How to do an anchored standing chest fly
For a chest fly alternative at home to work those pecs, grab a resistance band. Just make sure it is anchored to something extremely sturdy. You don’t want to fall flat on your face or tear your downpipes off the wall. Here’s how to perform an anchored standing chest fly correctly:

  • Anchor your band safely at around shoulder height.

  • Grip the band in your left hand and step forward to the point you start to feel tension in the band.

  • Stand with your feet shoulder-width apart, a slight bend in your knees and your torso leaning slightly forward (while keeping your back straight.)

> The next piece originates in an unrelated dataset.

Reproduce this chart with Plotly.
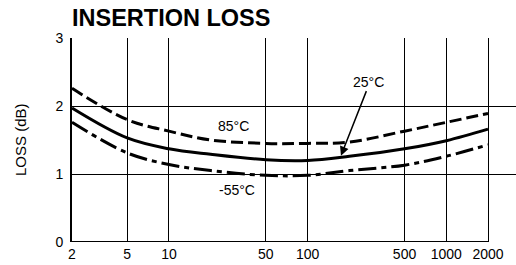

  • With your fist facing forward at around shoulder height, pull the band forward until your arm is pointing almost straight out in front of you, then let your arm travel back behind your torso – as you feel the tension release, pull forward again.

  • Make sure your stance is solid to ensure the band doesn’t pull you back with it.

  • Do a set amount of reps on your left arm (until you’re struggling to maintain good form) then switch to your right.

How to do an anchored standing chest press
No bench? No problems. You can use a band to mimic a cable machine and perform a standing band chest press. Again, make sure your band is anchored around something that won’t break or send you flying when you start pressing. Let’s look at how to do it:

  • Your band should be firmly anchored at a good height and centered (i.e. not closer to your left or right arm.)

  • With the ends of the band held in each fist, fix your stance with one leg back and one forward (whichever way feels natural) and a slight bend in the front knee.

  • Lean your torso slightly forward – maintaining a straight angle down to your back foot.

  • Leading with your fists, press your arms forward until both are almost straight out in front of you, then let your elbows travel back.

  • As your elbows return to just behind your back, press forward again and repeat.